— begin Available data —

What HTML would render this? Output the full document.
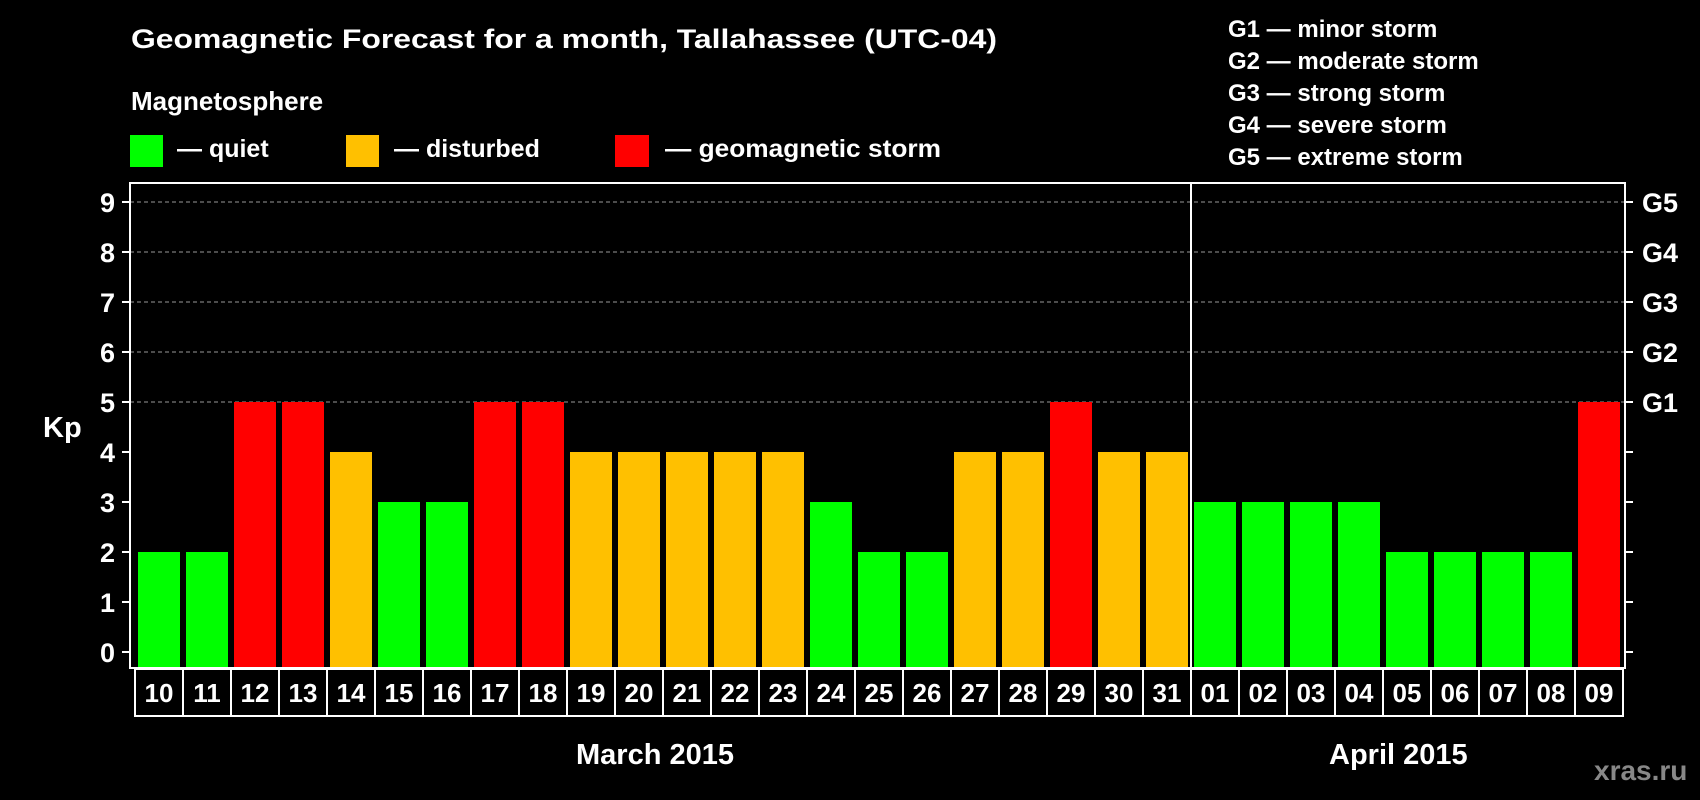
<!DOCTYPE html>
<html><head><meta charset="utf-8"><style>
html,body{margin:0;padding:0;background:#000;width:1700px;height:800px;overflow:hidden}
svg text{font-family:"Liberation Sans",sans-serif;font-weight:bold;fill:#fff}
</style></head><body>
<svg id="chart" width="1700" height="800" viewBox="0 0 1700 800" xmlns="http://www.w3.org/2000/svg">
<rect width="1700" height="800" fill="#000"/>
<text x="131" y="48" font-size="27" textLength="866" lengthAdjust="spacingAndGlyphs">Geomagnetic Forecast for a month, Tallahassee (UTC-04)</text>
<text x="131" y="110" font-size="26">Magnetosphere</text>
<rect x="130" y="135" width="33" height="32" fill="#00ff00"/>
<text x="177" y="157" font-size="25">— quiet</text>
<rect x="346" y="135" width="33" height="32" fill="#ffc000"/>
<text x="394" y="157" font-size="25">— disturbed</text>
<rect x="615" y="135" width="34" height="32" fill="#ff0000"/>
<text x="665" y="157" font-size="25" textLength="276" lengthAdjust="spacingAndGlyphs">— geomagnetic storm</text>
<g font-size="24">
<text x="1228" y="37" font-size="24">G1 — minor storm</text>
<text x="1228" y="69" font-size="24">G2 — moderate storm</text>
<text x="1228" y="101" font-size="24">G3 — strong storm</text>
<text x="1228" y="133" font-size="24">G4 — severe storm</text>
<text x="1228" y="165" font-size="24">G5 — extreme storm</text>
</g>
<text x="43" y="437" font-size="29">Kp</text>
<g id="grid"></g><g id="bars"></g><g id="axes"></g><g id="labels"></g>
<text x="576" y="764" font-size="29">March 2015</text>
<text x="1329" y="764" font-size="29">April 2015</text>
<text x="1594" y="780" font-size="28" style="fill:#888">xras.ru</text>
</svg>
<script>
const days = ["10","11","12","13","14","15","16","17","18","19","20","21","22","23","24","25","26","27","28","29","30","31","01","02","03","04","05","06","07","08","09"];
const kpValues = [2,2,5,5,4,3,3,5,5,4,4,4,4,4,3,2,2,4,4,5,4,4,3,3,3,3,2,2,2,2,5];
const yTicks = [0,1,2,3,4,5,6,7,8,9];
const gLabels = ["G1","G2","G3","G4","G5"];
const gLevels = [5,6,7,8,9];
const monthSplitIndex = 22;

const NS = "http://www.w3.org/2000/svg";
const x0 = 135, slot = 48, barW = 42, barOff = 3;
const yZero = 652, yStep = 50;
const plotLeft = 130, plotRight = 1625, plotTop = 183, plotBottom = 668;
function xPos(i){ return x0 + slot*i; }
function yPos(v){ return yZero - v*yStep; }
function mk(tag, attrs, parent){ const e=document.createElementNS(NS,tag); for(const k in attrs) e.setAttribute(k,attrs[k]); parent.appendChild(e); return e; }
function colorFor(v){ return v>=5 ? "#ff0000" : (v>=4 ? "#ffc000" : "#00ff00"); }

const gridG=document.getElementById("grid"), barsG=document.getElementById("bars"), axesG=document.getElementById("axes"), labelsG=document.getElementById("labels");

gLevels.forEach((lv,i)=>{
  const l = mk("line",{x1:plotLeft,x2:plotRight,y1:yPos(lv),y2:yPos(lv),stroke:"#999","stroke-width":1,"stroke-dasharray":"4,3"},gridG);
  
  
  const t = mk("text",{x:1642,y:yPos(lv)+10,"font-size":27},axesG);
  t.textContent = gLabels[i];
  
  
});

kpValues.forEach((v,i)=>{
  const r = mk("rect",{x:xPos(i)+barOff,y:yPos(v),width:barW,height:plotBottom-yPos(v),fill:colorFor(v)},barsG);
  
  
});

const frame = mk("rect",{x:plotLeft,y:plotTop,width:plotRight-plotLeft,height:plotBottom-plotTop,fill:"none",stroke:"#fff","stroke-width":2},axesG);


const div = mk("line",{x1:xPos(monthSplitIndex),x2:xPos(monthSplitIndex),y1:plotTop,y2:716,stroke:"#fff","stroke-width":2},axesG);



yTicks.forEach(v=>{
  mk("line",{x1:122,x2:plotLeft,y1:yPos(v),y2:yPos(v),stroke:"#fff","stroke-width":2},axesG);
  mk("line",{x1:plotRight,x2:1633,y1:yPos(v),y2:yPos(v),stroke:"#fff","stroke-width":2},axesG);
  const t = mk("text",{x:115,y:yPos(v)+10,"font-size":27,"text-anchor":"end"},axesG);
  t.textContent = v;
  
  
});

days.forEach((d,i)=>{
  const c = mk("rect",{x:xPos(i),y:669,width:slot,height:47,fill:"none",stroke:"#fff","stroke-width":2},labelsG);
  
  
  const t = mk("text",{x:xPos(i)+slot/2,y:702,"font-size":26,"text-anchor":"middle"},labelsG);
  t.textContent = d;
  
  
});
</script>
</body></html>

— end Available data —

**Do this**
Without the pictures, print the whole listing exactly as given.

**Output of the exercise**
What HTML would render this? Output the full document.
<!DOCTYPE html>
<html><head><meta charset="utf-8"><style>
html,body{margin:0;padding:0;background:#000;width:1700px;height:800px;overflow:hidden}
svg text{font-family:"Liberation Sans",sans-serif;font-weight:bold;fill:#fff}
</style></head><body>
<svg id="chart" width="1700" height="800" viewBox="0 0 1700 800" xmlns="http://www.w3.org/2000/svg">
<rect width="1700" height="800" fill="#000"/>
<text x="131" y="48" font-size="27" textLength="866" lengthAdjust="spacingAndGlyphs">Geomagnetic Forecast for a month, Tallahassee (UTC-04)</text>
<text x="131" y="110" font-size="26">Magnetosphere</text>
<rect x="130" y="135" width="33" height="32" fill="#00ff00"/>
<text x="177" y="157" font-size="25">— quiet</text>
<rect x="346" y="135" width="33" height="32" fill="#ffc000"/>
<text x="394" y="157" font-size="25">— disturbed</text>
<rect x="615" y="135" width="34" height="32" fill="#ff0000"/>
<text x="665" y="157" font-size="25" textLength="276" lengthAdjust="spacingAndGlyphs">— geomagnetic storm</text>
<g font-size="24">
<text x="1228" y="37" font-size="24">G1 — minor storm</text>
<text x="1228" y="69" font-size="24">G2 — moderate storm</text>
<text x="1228" y="101" font-size="24">G3 — strong storm</text>
<text x="1228" y="133" font-size="24">G4 — severe storm</text>
<text x="1228" y="165" font-size="24">G5 — extreme storm</text>
</g>
<text x="43" y="437" font-size="29">Kp</text>
<g id="grid"></g><g id="bars"></g><g id="axes"></g><g id="labels"></g>
<text x="576" y="764" font-size="29">March 2015</text>
<text x="1329" y="764" font-size="29">April 2015</text>
<text x="1594" y="780" font-size="28" style="fill:#888">xras.ru</text>
</svg>
<script>
const days = ["10","11","12","13","14","15","16","17","18","19","20","21","22","23","24","25","26","27","28","29","30","31","01","02","03","04","05","06","07","08","09"];
const kpValues = [2,2,5,5,4,3,3,5,5,4,4,4,4,4,3,2,2,4,4,5,4,4,3,3,3,3,2,2,2,2,5];
const yTicks = [0,1,2,3,4,5,6,7,8,9];
const gLabels = ["G1","G2","G3","G4","G5"];
const gLevels = [5,6,7,8,9];
const monthSplitIndex = 22;

const NS = "http://www.w3.org/2000/svg";
const x0 = 135, slot = 48, barW = 42, barOff = 3;
const yZero = 652, yStep = 50;
const plotLeft = 130, plotRight = 1625, plotTop = 183, plotBottom = 668;
function xPos(i){ return x0 + slot*i; }
function yPos(v){ return yZero - v*yStep; }
function mk(tag, attrs, parent){ const e=document.createElementNS(NS,tag); for(const k in attrs) e.setAttribute(k,attrs[k]); parent.appendChild(e); return e; }
function colorFor(v){ return v>=5 ? "#ff0000" : (v>=4 ? "#ffc000" : "#00ff00"); }

const gridG=document.getElementById("grid"), barsG=document.getElementById("bars"), axesG=document.getElementById("axes"), labelsG=document.getElementById("labels");

gLevels.forEach((lv,i)=>{
  const l = mk("line",{x1:plotLeft,x2:plotRight,y1:yPos(lv),y2:yPos(lv),stroke:"#999","stroke-width":1,"stroke-dasharray":"4,3"},gridG);
  
  
  const t = mk("text",{x:1642,y:yPos(lv)+10,"font-size":27},axesG);
  t.textContent = gLabels[i];
  
  
});

kpValues.forEach((v,i)=>{
  const r = mk("rect",{x:xPos(i)+barOff,y:yPos(v),width:barW,height:plotBottom-yPos(v),fill:colorFor(v)},barsG);
  
  
});

const frame = mk("rect",{x:plotLeft,y:plotTop,width:plotRight-plotLeft,height:plotBottom-plotTop,fill:"none",stroke:"#fff","stroke-width":2},axesG);


const div = mk("line",{x1:xPos(monthSplitIndex),x2:xPos(monthSplitIndex),y1:plotTop,y2:716,stroke:"#fff","stroke-width":2},axesG);



yTicks.forEach(v=>{
  mk("line",{x1:122,x2:plotLeft,y1:yPos(v),y2:yPos(v),stroke:"#fff","stroke-width":2},axesG);
  mk("line",{x1:plotRight,x2:1633,y1:yPos(v),y2:yPos(v),stroke:"#fff","stroke-width":2},axesG);
  const t = mk("text",{x:115,y:yPos(v)+10,"font-size":27,"text-anchor":"end"},axesG);
  t.textContent = v;
  
  
});

days.forEach((d,i)=>{
  const c = mk("rect",{x:xPos(i),y:669,width:slot,height:47,fill:"none",stroke:"#fff","stroke-width":2},labelsG);
  
  
  const t = mk("text",{x:xPos(i)+slot/2,y:702,"font-size":26,"text-anchor":"middle"},labelsG);
  t.textContent = d;
  
  
});
</script>
</body></html>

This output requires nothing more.